Entertaining was a big part of their life-style with the catch that culinary skills had failed to pass from mother to daughter and my mother could barely boil an egg! Her signature dinner party dish was something to do with tinned tuna and bottled anchovy sauce – but nobody seemed to mind. She cha-cha-cha’d like a dream, played great Canasta and was fun and flirtatious company. Her sophisticated social life was severely curtailed when my father changed his job, this time heading to the Midlands to work in the world of Machine Tools. As an émigré from London’s urbane world, in 1959 she found herself unhappily re-located to the provincial countryside in Nottinghamshire. Not a hunting, shooting or fishing person she relied on her golf skills which given she played a mean game, didn’t always endear her to other golfing wives. Along the way she forged a friendship with the only other modernist in the village, a lady called Mary Shaw. Mrs Shaw – as I vividly recall – had white-blond hair, a penchant for capri pants, wore very large pearls (possibly real) and had a divine drawing room with a white poppet bead dividing curtain (definitely plastic) that separated the dining and ‘lounging’ area. I loved those poppet beads and the way they swooshed when pulled on a flexi chain! Mrs Shaw’s house had white carpets, an enviable hi-fi system and clipped box balls in the garden. Mary and my mother listened to Johnny Ray discs, made cocktails (I imagine gin gimlets) and played cards to while away the afternoons.

Constantly on trend with whatever the looks, books and films of the 1950’s and early 1960’s were, enduring memories of my mother involve being taken to her ‘must see’ films like A Summer Place, That Touch of Mink and Cleopatra, entirely regardless as to their suitability for my age! She encouraged me to read H.E. Bates’ The Darling Buds of May (reckoning it was perfect sex-education for a 12 year old girl) and didn’t mind in the slightest if I listened to Radio Luxembourg while doing my homework.

My mother wearing one of her favourite yellow cotton sundresses.
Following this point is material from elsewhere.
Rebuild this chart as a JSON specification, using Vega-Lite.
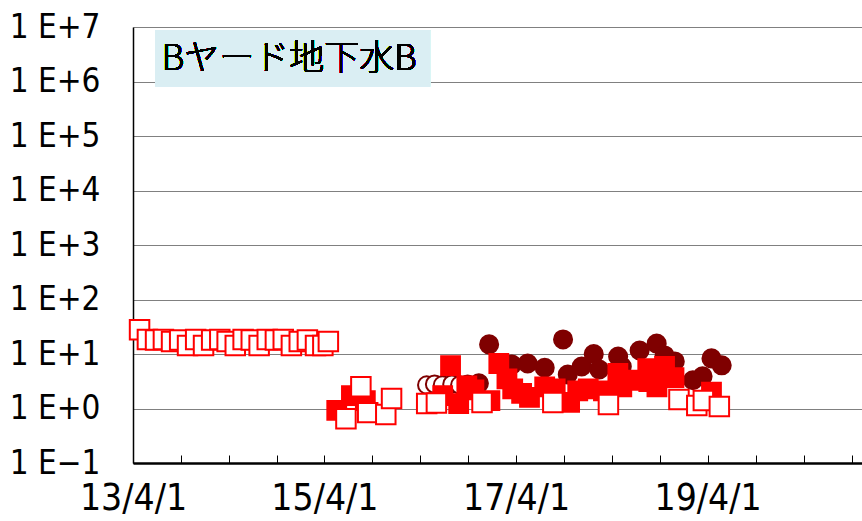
{
  "$schema": "https://vega.github.io/schema/vega-lite/v6.json",
  "width": 729,
  "height": 436,
  "padding": {"left": 133, "top": 27, "right": 0, "bottom": 58},
  "autosize": {"type": "none"},
  "background": "white",
  "config": {"view": {"stroke": null}},
  "data": {"values": [
    {"s":"A","d":"2016-04-25","v":2.7},
    {"s":"A","d":"2016-05-25","v":2.8},
    {"s":"A","d":"2016-06-24","v":2.7},
    {"s":"A","d":"2016-07-30","v":2.8},
    {"s":"A","d":"2016-08-29","v":2.7},
    {"s":"A","d":"2016-09-28","v":2.8},
    {"s":"B","d":"2016-11-10","v":2.9},
    {"s":"B","d":"2016-12-19","v":15},
    {"s":"B","d":"2017-03-16","v":6.4},
    {"s":"B","d":"2017-05-15","v":6.7},
    {"s":"B","d":"2017-07-19","v":5.6},
    {"s":"B","d":"2017-09-27","v":18.5},
    {"s":"B","d":"2017-10-15","v":4.2},
    {"s":"B","d":"2017-12-07","v":5.9},
    {"s":"B","d":"2018-01-22","v":10},
    {"s":"B","d":"2018-02-12","v":5.2},
    {"s":"B","d":"2018-04-25","v":9},
    {"s":"B","d":"2018-05-09","v":5.9},
    {"s":"B","d":"2018-07-16","v":11.6},
    {"s":"B","d":"2018-09-19","v":15.5},
    {"s":"B","d":"2018-10-19","v":9.4},
    {"s":"B","d":"2018-11-27","v":7.3},
    {"s":"B","d":"2019-02-04","v":3.3},
    {"s":"B","d":"2019-03-13","v":3.9},
    {"s":"B","d":"2019-04-16","v":8.3},
    {"s":"B","d":"2019-05-25","v":6.2},
    {"s":"C","d":"2015-05-18","v":0.92},
    {"s":"C","d":"2015-07-13","v":1.73},
    {"s":"C","d":"2015-09-04","v":1.4},
    {"s":"C","d":"2016-06-25","v":1.73},
    {"s":"C","d":"2016-07-25","v":6.1},
    {"s":"C","d":"2016-08-25","v":1.23},
    {"s":"C","d":"2016-09-25","v":2.6},
    {"s":"C","d":"2016-10-22","v":2.2},
    {"s":"C","d":"2016-12-22","v":1.4},
    {"s":"C","d":"2017-01-25","v":6.7},
    {"s":"C","d":"2017-02-25","v":3.5},
    {"s":"C","d":"2017-03-19","v":2.3},
    {"s":"C","d":"2017-04-22","v":1.9},
    {"s":"C","d":"2017-05-22","v":1.6},
    {"s":"C","d":"2017-07-19","v":2.5},
    {"s":"C","d":"2017-08-28","v":2.3},
    {"s":"C","d":"2017-10-22","v":1.29},
    {"s":"C","d":"2017-11-22","v":2.1},
    {"s":"C","d":"2018-01-01","v":2.3},
    {"s":"C","d":"2018-02-28","v":2.1},
    {"s":"C","d":"2018-04-24","v":4.4},
    {"s":"C","d":"2018-05-09","v":2.5},
    {"s":"C","d":"2018-07-04","v":3.3},
    {"s":"C","d":"2018-08-16","v":5.4},
    {"s":"C","d":"2018-08-20","v":3.1},
    {"s":"C","d":"2018-09-20","v":2.5},
    {"s":"C","d":"2018-10-19","v":5.9},
    {"s":"C","d":"2018-11-24","v":3.7},
    {"s":"C","d":"2019-04-16","v":2.0},
    {"s":"D","d":"2013-04-26","v":28},
    {"s":"D","d":"2013-05-26","v":18.5},
    {"s":"D","d":"2013-06-26","v":18},
    {"s":"D","d":"2013-07-26","v":18.5},
    {"s":"D","d":"2013-08-26","v":17},
    {"s":"D","d":"2013-09-26","v":18},
    {"s":"D","d":"2013-10-26","v":14.3},
    {"s":"D","d":"2013-11-26","v":18.5},
    {"s":"D","d":"2013-12-26","v":14.3},
    {"s":"D","d":"2014-01-26","v":18},
    {"s":"D","d":"2014-02-26","v":18.5},
    {"s":"D","d":"2014-03-26","v":17},
    {"s":"D","d":"2014-04-26","v":14.3},
    {"s":"D","d":"2014-05-26","v":18.5},
    {"s":"D","d":"2014-06-26","v":18},
    {"s":"D","d":"2014-07-26","v":14.3},
    {"s":"D","d":"2014-08-26","v":18.5},
    {"s":"D","d":"2014-09-26","v":18},
    {"s":"D","d":"2014-10-26","v":18.5},
    {"s":"D","d":"2014-11-26","v":14.3},
    {"s":"D","d":"2014-12-26","v":17},
    {"s":"D","d":"2015-01-26","v":18},
    {"s":"D","d":"2015-02-26","v":14.3},
    {"s":"D","d":"2015-03-26","v":14.3},
    {"s":"D","d":"2015-04-16","v":17},
    {"s":"D","d":"2015-06-22","v":0.65},
    {"s":"D","d":"2015-08-18","v":2.5},
    {"s":"D","d":"2015-09-13","v":0.84},
    {"s":"D","d":"2015-11-21","v":0.78},
    {"s":"D","d":"2015-12-13","v":1.52},
    {"s":"D","d":"2016-04-25","v":1.23},
    {"s":"D","d":"2016-06-01","v":1.26},
    {"s":"D","d":"2016-11-22","v":1.29},
    {"s":"D","d":"2017-08-19","v":1.29},
    {"s":"D","d":"2018-03-19","v":1.18},
    {"s":"D","d":"2018-12-13","v":1.46},
    {"s":"D","d":"2019-02-19","v":1.13},
    {"s":"D","d":"2019-03-16","v":1.4},
    {"s":"D","d":"2019-05-16","v":1.09}
  ]},
  "layer": [
    {
      "mark": {"type": "rect", "color": "#DAEEF3"},
      "encoding": {
        "x": {"datum": {"year": 2013, "month": 6, "date": 24}, "type": "temporal"},
        "x2": {"datum": {"year": 2016, "month": 5, "date": 8}},
        "y": {"datum": 8700000, "type": "quantitative"},
        "y2": {"datum": 810000}
      }
    },
    {
      "mark": {"type": "text", "text": "Bヤード地下水B", "align": "left", "baseline": "middle", "font": "Noto Sans CJK JP", "fontSize": 35, "fontWeight": 300, "color": "black"},
      "encoding": {
        "x": {"datum": {"year": 2013, "month": 7, "date": 20}, "type": "temporal"},
        "y": {"datum": 2600000, "type": "quantitative"}
      }
    },
    {
      "mark": {"type": "point", "filled": true, "opacity": 1, "strokeWidth": 2},
      "encoding": {
        "x": {
          "field": "d", "type": "temporal",
          "scale": {"domain": [{"year": 2013, "month": 4, "date": 1}, {"year": 2020, "month": 11, "date": 10}]},
          "axis": {
            "title": null,
            "values": [
              {"year": 2013, "month": 4, "date": 1}, {"year": 2013, "month": 10, "date": 1},
              {"year": 2014, "month": 4, "date": 1}, {"year": 2014, "month": 10, "date": 1},
              {"year": 2015, "month": 4, "date": 1}, {"year": 2015, "month": 10, "date": 1},
              {"year": 2016, "month": 4, "date": 1}, {"year": 2016, "month": 10, "date": 1},
              {"year": 2017, "month": 4, "date": 1}, {"year": 2017, "month": 10, "date": 1},
              {"year": 2018, "month": 4, "date": 1}, {"year": 2018, "month": 10, "date": 1},
              {"year": 2019, "month": 4, "date": 1}, {"year": 2019, "month": 10, "date": 1},
              {"year": 2020, "month": 4, "date": 1}, {"year": 2020, "month": 10, "date": 1}
            ],
            "labelExpr": "month(datum.value) == 3 && year(datum.value) % 2 == 1 ? timeFormat(datum.value, '%y/%-m/%-d') : ''",
            "labelFont": "DejaVu Sans Condensed",
            "labelFontSize": 37,
            "labelColor": "black",
            "labelPadding": 25,
            "labelOverlap": false,
            "labelFlush": false,
            "tickSize": -8,
            "tickColor": "black",
            "tickWidth": 1,
            "domainColor": "black",
            "domainWidth": 2.5,
            "grid": false
          }
        },
        "y": {
          "field": "v", "type": "quantitative",
          "scale": {"type": "log", "domain": [0.1, 10000000], "nice": false},
          "axis": {
            "title": null,
            "values": [0.1, 1, 10, 100, 1000, 10000, 100000, 1000000, 10000000],
            "labelExpr": "'1 E' + (datum.value < 0.5 ? '−1' : '+' + format(log(datum.value) / LN10, '.0f'))",
            "labelFont": "DejaVu Sans Condensed",
            "labelFontSize": 33,
            "labelColor": "black",
            "labelPadding": 33,
            "labelOverlap": false,
            "labelFlush": false,
            "ticks": false,
            "grid": true,
            "gridColor": "#808080",
            "gridWidth": 1,
            "domainColor": "black",
            "domainWidth": 1.5
          }
        },
        "shape": {"field": "s", "type": "nominal", "legend": null,
          "scale": {"domain": ["A", "B", "C", "D"], "range": ["circle", "circle", "square", "square"]}},
        "fill": {"field": "s", "type": "nominal", "legend": null,
          "scale": {"domain": ["A", "B", "C", "D"], "range": ["#ffffff", "#7f0000", "#ff0000", "#ffffff"]}},
        "stroke": {"field": "s", "type": "nominal", "legend": null,
          "scale": {"domain": ["A", "B", "C", "D"], "range": ["#7f0000", "#7f0000", "#ff0000", "#ff0000"]}},
        "size": {"field": "s", "type": "nominal", "legend": null,
          "scale": {"domain": ["A", "B", "C", "D"], "range": [300, 380, 380, 310]}}
      }
    }
  ]
}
As a young teenage Grammar school girl, clothes amongst my pony-club obsessed friends mainly involved jodhpurs and hacking jackets. Although I enjoyed riding, I was unusual in preferring Honey magazine to Horse & Hound, and so, circa 1964 when the fashion team from Honey did a regional tour inviting volunteers amongst readers to model, I responded like a shot. Honey – the brainchild of journalist/editor Audrey Slaughter (who went on to become Anna Wintour’s step-mother) and whose alumni included Eve Pollard and later Glenda Bailey – the latter now editor in chief of Harper’s Bazaar in America – was a magazine I loved. Excited to be chosen – and with my mother’s blessing to skip school, I did a shoot involving a Bonnie & Clyde beret, a tweed mini-coat and rather a lot of false eyelashes. Sadly my copy of the magazine has long vanished as has my only print of the picture. Aged 14 I had a typically slip-shod approach to memorabilia. Now I am a hoarder!
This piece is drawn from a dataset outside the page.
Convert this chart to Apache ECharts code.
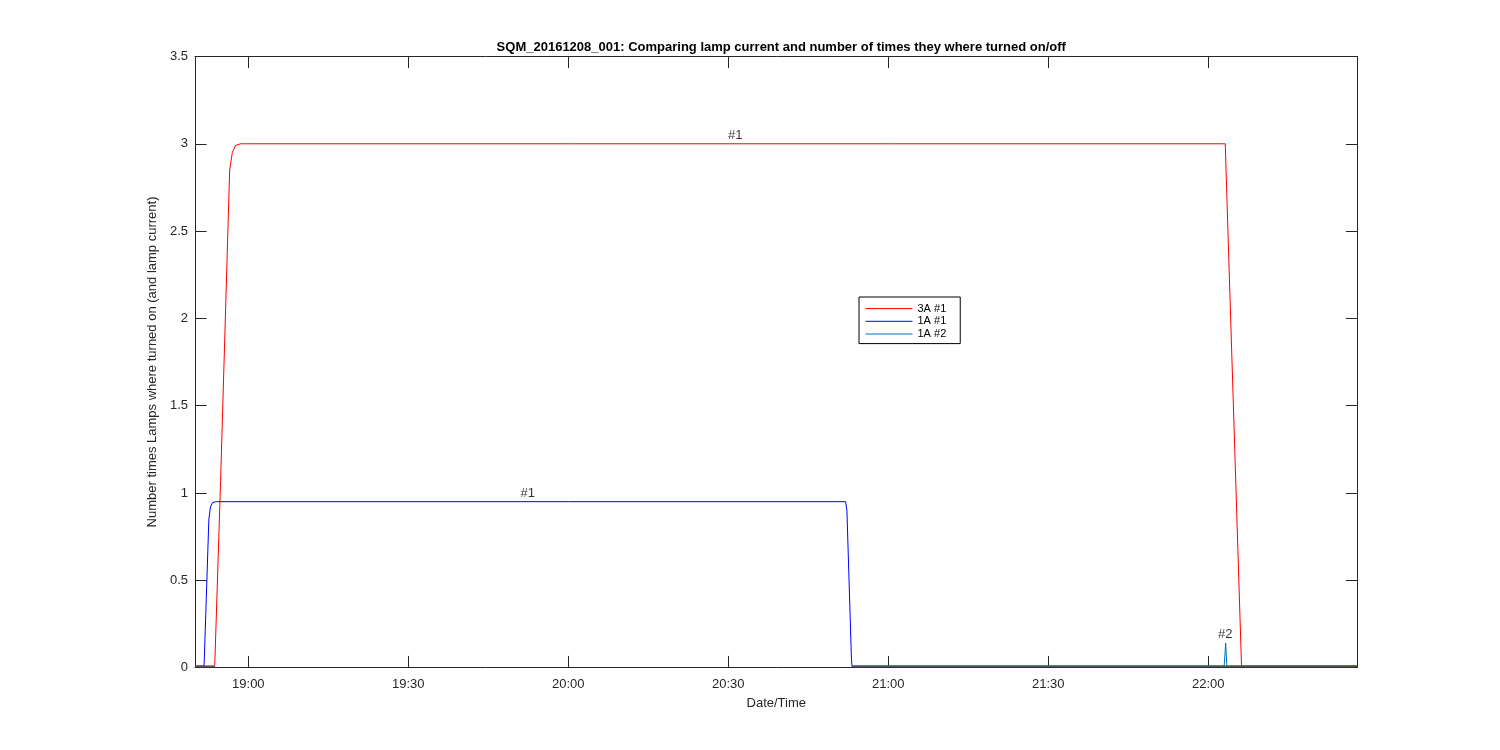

We used to go to Aldeburgh on holiday and I’m on the stony beach in a yellow gingham dress from Wallis Shops circa 1964.

Although I enjoyed fashion – sending off to the newly opened Biba shop in Abingdon Road for a chocolate brown pin-striped flannel dress which I wore until it literally fell to pieces – it didn’t dominate my dreams. Instead what occupied every waking day was my yearning to be an actress. This was no idle fantasy. In nearby Nottingham, actor-manager John Neville (joined for a while in the 1960’s by the celebrated Peter Ustinov) had signed to take charge of Artistic direction at the newly opened, ultra-modern Playhouse Theatre where, inspired by our school’s avant-garde English teacher – an admirer of Mr Neville’s – I spent time at their Youth Theatre workshops. The excitement when Mr Neville and his entourage arrived at a school production and enthused about my performance left me weak with hope for a future on the stage.

Standing stage left, trying not to fidget…..

The play was George Bernard Shaw’s ‘You Never Can Tell’.

Making the curtsy was harder than it looks 

Better yet, theatre legend Sir Donal Wolfit’s elderly sister played the organ in our village Church and her brother, visiting from time to time, became charmed by my hero worship. ‘Throw your voice young lady’ he would say when I was invited to read for him. ‘they will need to hear you at the back’. 

It wasn’t to be. At the point I entered the fifth form for our O’ Level year, my grand plan hit the buffers. Our headmistress held stringent views that ‘acting was a hobby and not a profession’. This meant I was forbidden to produce or act in the play that year (only fourth or junior sixth years allowed) and urged to ‘get good exam results, to join the sixth form and to study for University where no doubt I could ‘join a dramatic society’. Sulking through the spring and summer of 1966 – the year of David Hemmings in Blow Up, Terence Stamp in Modesty Blaise, Donovan’s Sunshine Superman and Time Magazine’s feature on what they so emotively called ‘Swinging London’ – I was endlessly out, sometimes heading over to Sheffield to the Mojo Club, or enjoying the saxophones at the local jazz club – even taking the door money at the Retford Folk music club run by my aforementioned English teacher from school! Occasionally I would hitch a lift to London to join my sister who had moved out, staying with her in Kensington and going to the Troubadour in Earls Court. In the meantime I developed a huge fondness for Motown, Soul and my own favourite playlist included the Marvelettes ‘Don’t Mess With Bill’, the Elgins ‘Heaven Must Have Sent You’; the Four Tops ‘I’ll be There’ and ‘How Sweet It Is (to be loved by you)’ by Jr Walker and the All Stars. One flick onto Youtube to listen to any of those and I’m 16 again.

Photographed in the autumn of ’67 when I was 17 and heading to London.

The result of all this frivolity and rebellion was inevitable. With my exam results failing to hit the required target for Sixth Form entry the choice was stark. I could stay on and re-sit, or leave. My mother was sympathetic. Knowing I hadn’t given up on drama, she diverted me to a year’s Secretarial course at the (excellent) local Technical College in Worksop saying: ‘acting is such a precarious profession darling, so at least this way you’ll have something to fall back on’. Resentment faded when I fell in love with shorthand and typing. I gained super-fast speeds and still type at a dizzying rate. A short sojourn working for a local lawyer gave me enough office background – and cash – to make the move to London and so in the autumn of 1967 I packed my bags and left home.